The film ends with the 2017 original newsreel footage of white supremacists in Charlottesville and Trump excusing their violent excesses by announcing there are ‘bad dudes’ on both sides.  Who needs the KKK, when you have a racist bigot as President?

This is probably one of Spike Lee’s best films to-date – it is funny, fast-paced and never loses its dramatic tension.  They are usually quite political but somehow with his use of comic irony and vitriol, it all blends together to form a great crime drama.  That said, he can’t resist the occasional dig at Trump – well deserved, I might add.   

Chayse Irvin’s cinematography is stunning, especially his use of simple headshots, against a black background, during the student rally scenes.

John David Washington puts in a sterling performance as Stallworth and shows his acting range.  For those of you who are unaware, he is indeed the son of Denzel and therefore, has a lot to live up to.  In that respect, I think he is well on his way.  I certainly hope so.  He has his father’s charisma and talent and is definitely, a ‘chip off the old block’.

Adam Driver, as usual, gives a pitch-perfect, nuanced performance.  I like him more and more and I think will last the course.  Whatever role he plays, he grabs with both hands and gives it his all.

I haven’t seen Topher Grace in a while and his David Drake is a delicious mélange of smarm and narcissism, underneath which lies the dangerous persona.

An excellent ensemble cast and a definite ‘must-see’ film.

Twitch Factor:  Sub, sub Zero

* * *


A passionate love story between two people of different backgrounds and temperaments, who are fatefully mismatched, set against the background of the Cold War in the 1950s in Poland, Berlin, Yugoslavia and Paris.

2018| Poland | Curzon | 88 mins| Romance, Drama | 15 Polish with English subtitles

Release Date:  31 August 2018

Director: Paweł Pawlikowski

Cast: Joanna Kulig, Tomasz Kot, Borys Szyc

It is the late 1940s, in Poland and the Cold War is in full swing.

A tall, dark, handsome pianist and composer, Wiktor (Tomasz Kokt) and a producer, Irena (Agata Kulesza) are touring remote villages, with their recording equipment, looking for youngsters to form a troupe who will perform authentic and traditional Polish folk songs and dances. Eventually, they will show off at theatrical evenings held for party officials.
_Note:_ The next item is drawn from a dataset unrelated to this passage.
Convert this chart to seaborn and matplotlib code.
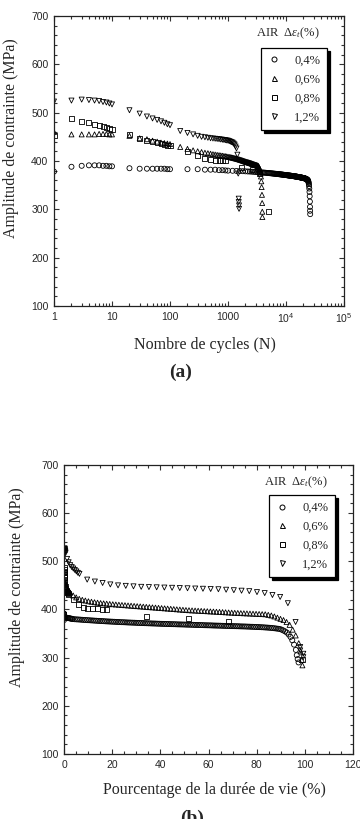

At the auditions, Zula (Joanna Kulig) a young, blonde teenager catches Viktor’s eye.  She is obviously trying to hide the fact that she is not from the ethnically pure villages but from the city.  Nevertheless, she carries on with her deception.   

Zula sings for them, but it is not a Polish folk song, instead choosing a number from a Russian film.  This does not seem to deter Wiktor, since she has a cherubic look about her.  He finds Zula fascinating and all the more so when he finds out that she has been in prison for attacking her abusive father with a knife – something which he obviously finds alluring.
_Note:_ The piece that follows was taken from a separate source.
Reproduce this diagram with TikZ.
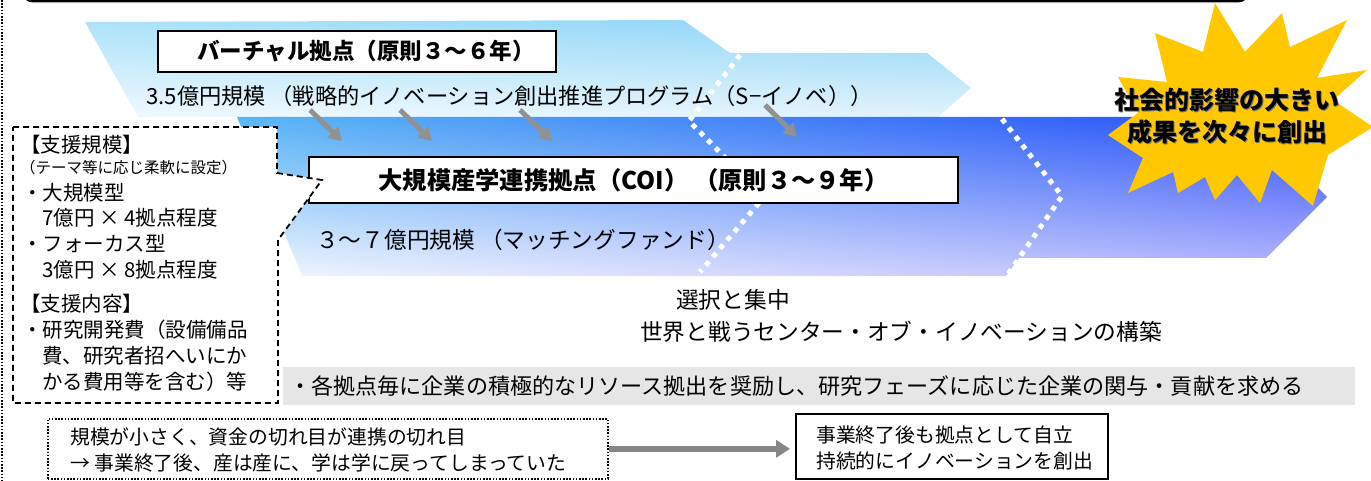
\documentclass[tikz,border=0pt]{standalone}
\usepackage{fontspec}
\setmainfont{Noto Sans CJK JP}
\usetikzlibrary{arrows.meta,shadings}
\definecolor{ubUL}{RGB}{172,226,250}
\definecolor{ubUR}{RGB}{140,212,246}
\definecolor{ubLL}{RGB}{240,249,254}
\definecolor{ubLR}{RGB}{226,243,252}
\definecolor{lbUL}{RGB}{88,182,245}
\definecolor{lbUR}{RGB}{42,74,250}
\definecolor{lbLL}{RGB}{242,247,254}
\definecolor{lbLR}{RGB}{185,185,252}
\definecolor{arrowgray}{RGB}{145,145,145}
\definecolor{bannergray}{RGB}{230,230,230}
\definecolor{staryellow}{RGB}{255,200,0}
\tikzset{
  boxframe/.style={draw=black, line width=2pt, fill=white, inner sep=0pt},
  boxtext/.style={inner sep=0pt, font=\bfseries\fontsize{22.5}{26}\selectfont},
  subtext/.style={inner sep=0pt, anchor=west, font=\fontsize{22.2}{26}\selectfont},
  midtext/.style={inner sep=0pt, anchor=west, font=\fontsize{22.7}{26}\selectfont},
  lefttext/.style={inner sep=0pt, anchor=west, font=\fontsize{20.5}{24}\selectfont},
  smalltext/.style={inner sep=0pt, anchor=west, font=\fontsize{15.5}{18}\selectfont},
  bottext/.style={inner sep=0pt, anchor=west, align=left, font=\fontsize{19.8}{26}\selectfont},
  grayarrow/.style={draw=arrowgray, line width=5pt, -{Triangle[width=15pt,length=13pt]}},
  widearrow/.style={draw=arrowgray!110, line width=6pt, -{Triangle[width=17pt,length=14pt]}},
  whitedots/.style={draw=white, line width=5pt, dash pattern=on 5pt off 6pt},
  calloutline/.style={draw=black, line width=1.8pt, dash pattern=on 6pt off 4pt, fill=white},
  startext/.style={inner sep=0pt, font=\bfseries\fontsize{25}{30}\selectfont}
}
\begin{document}
\begin{tikzpicture}[x=1pt,y=-1pt]
\useasboundingbox (0,0) rectangle (1371,481);
% top frame edge and left dotted rule
\draw[line width=3pt, rounded corners=10pt] (23,-30) rectangle (1248,1);
\draw[line width=2pt, dash pattern=on 1.6pt off 1.6pt] (2,0) -- (2,481);
% upper band (virtual)
\shade[upper left=ubUL, upper right=ubUR, lower left=ubLL, lower right=ubLR]
  (85,22) -- (683,20) -- (730,53) -- (927,53) -- (971,88) -- (938,117) -- (138,117) -- cycle;
% lower band (COI)
\shade[upper left=lbUL, upper right=lbUR, lower left=lbLL, lower right=lbLR]
  (237,117) -- (1250,117) -- (1327,197) -- (1266,258) -- (1019,258) -- (1006,276) -- (302,276) -- cycle;
% white dotted dividers
\draw[whitedots] (740,55) -- (689,121) -- (764,197) -- (700,272);
\draw[whitedots] (1002,119) -- (1062,196) -- (1008,274);
% star burst
\fill[staryellow] (1215,3) -- (1245,52) -- (1282,13) -- (1290,47) -- (1347,20) -- (1317,78)
  -- (1367,70) -- (1333,100) -- (1373,127) -- (1328,155) -- (1313,206) -- (1272,170)
  -- (1260,203) -- (1237,175) -- (1215,200) -- (1205,177) -- (1178,193) -- (1173,172)
  -- (1128,193) -- (1143,158) -- (1108,135) -- (1138,113) -- (1118,77) -- (1167,82)
  -- (1155,33) -- (1203,52) -- cycle;
\node[startext, text=black!55] at (1228.3,101.3) {社会的影響の大きい};
\node[startext] (star1) at (1227,100) {社会的影響の大きい};
\node[startext, text=black!55] at (1228.3,133.3) {成果を次々に創出};
\node[startext] (star2) at (1227,132) {成果を次々に創出};
% virtual hub
\node[boxframe, minimum width=398pt, minimum height=41pt] (virt) at (357,51.5) {};
\node[boxtext] (virttext) at (366,51.5) {バーチャル拠点（原則３〜６年）};
\node[subtext] (virtsub) at (146,96) {3.5億円規模 （戦略的イノベーション創出推進プログラム（S−イノベ））};
% arrows
\coordinate (a1s) at (310,110); \coordinate (a1e) at (342,141);
\coordinate (a2s) at (400,110); \coordinate (a2e) at (432,141);
\coordinate (a3s) at (520,110); \coordinate (a3e) at (552,141);
\coordinate (a4s) at (765,105); \coordinate (a4e) at (797,137);
\draw[grayarrow] (a1s) -- (a1e);
\draw[grayarrow] (a2s) -- (a2e);
\draw[grayarrow] (a3s) -- (a3e);
\draw[grayarrow] (a4s) -- (a4e);
% COI hub
\node[boxframe, minimum width=649pt, minimum height=46pt] (coi) at (633.5,180) {};
\node[boxtext, font=\bfseries\fontsize{24.3}{28}\selectfont] (coitext) at (633.5,180) {大規模産学連携拠点（COI） （原則３〜９年）};
\node[midtext] (coisub) at (316,240) {３〜７億円規模 （マッチングファンド）};
% callout box
\draw[calloutline] (13,127) -- (277,127) -- (277,173) -- (322,180) -- (278,240) -- (278,403) -- (13,403) -- cycle;
\node[lefttext] (lb1) at (20,145) {【支援規模】};
\node[smalltext] (lb2) at (20,168) {（テーマ等に応じ柔軟に設定）};
\node[lefttext] (lb3) at (22,193) {・大規模型};
\node[lefttext] (lb4) at (42,218) {7億円 × 4拠点程度};
\node[lefttext] (lb5) at (22,244) {・フォーカス型};
\node[lefttext] (lb6) at (42,270) {3億円 × 8拠点程度};
\node[lefttext] (lb7) at (20,304) {【支援内容】};
\node[lefttext] (lb8) at (22,330) {・研究開発費（設備備品};
\node[lefttext] (lb9) at (42,356) {費、研究者招へいにか};
\node[lefttext] (lb10) at (42,382) {かる費用等を含む）等};
% selection text
\node[midtext] (sel1) at (676,300) {選択と集中};
\node[midtext] (sel2) at (640,332) {世界と戦うセンター・オブ・イノベーションの構築};
% banner
\node[fill=bannergray, anchor=north west, minimum width=1072pt, minimum height=38pt, inner sep=0pt,
  text width=1060pt, align=left, font=\fontsize{22.1}{25}\selectfont] (banner) at (283,367)
  {・各拠点毎に企業の積極的なリソース拠出を奨励し、研究フェーズに応じた企業の関与・貢献を求める};
% bottom boxes
\node[draw=black, line width=1.6pt, dash pattern=on 1.6pt off 1.6pt, minimum width=560pt, minimum height=60pt,
  anchor=north west, inner sep=0pt] (old) at (47,418) {};
\node[bottext] (oldtext) at (70,450) {規模が小さく、資金の切れ目が連携の切れ目\\→ 事業終了後、産は産に、学は学に戻ってしまっていた};
\node[draw=black, line width=2pt, minimum width=312pt, minimum height=65pt, anchor=north west, inner sep=0pt] (new) at (795,413) {};
\node[bottext] (newtext) at (816,448) {事業終了後も拠点として自立\\持続的にイノベーションを創出};
\draw[widearrow, shorten >=5pt] (old.east) -- (old.east -| new.west);
\end{tikzpicture}
\end{document}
The scene is set for a passionate affair between them and soon Zula is made into a star.  Their relationship reaches a critical point, however, when they perform in East Berlin and an opportunity presents itself, to defect. Will they or won’t they?  Are they the Cold War’s answer to the star-crossed lovers, Romeo and Juliet?


Paweł Pawlikowski won the Best Director award at Cannes, for this ravishing film.  His choreographed ensemble musical sequences are brilliant, as is the dreamlike quality of Łukasz Żal’s cinematography.  Like Ida (2015) – which won him the Oscar for Best Foreign Film – it is shot entirely in black and white with an aspect ratio of 1.37:1 which basically gives you a small square screen.
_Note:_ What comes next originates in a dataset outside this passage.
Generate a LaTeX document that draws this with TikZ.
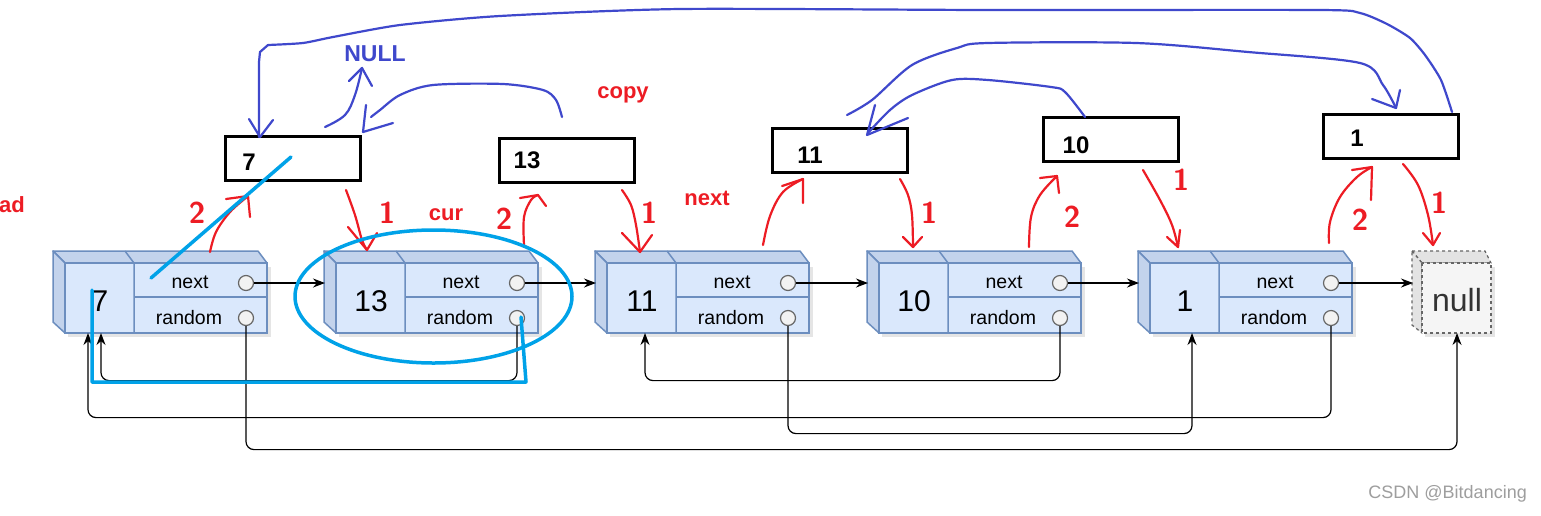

All praise to musician Marcin Masecki, who is credited with the ‘jazz and song arrangements’. The compelling Mazowsze folk song, Dwa serduszka (Two Hearts) recurs throughout the film and is magical, as it is captivating.

The stunning, Joanna Kulig – she of the bee-stung lips – gives a performance of great range and depth as she transforms from a not-so-innocent teenager, into a fully-fledged femme fatale.  I defy any many to resist her.

Tomasz Kokt is easy on the eye too, as he ambles through the film constantly puffing away on a cigarette, with his longing and passion for Zula, very much to the fore.  He is the mouse, to her cat.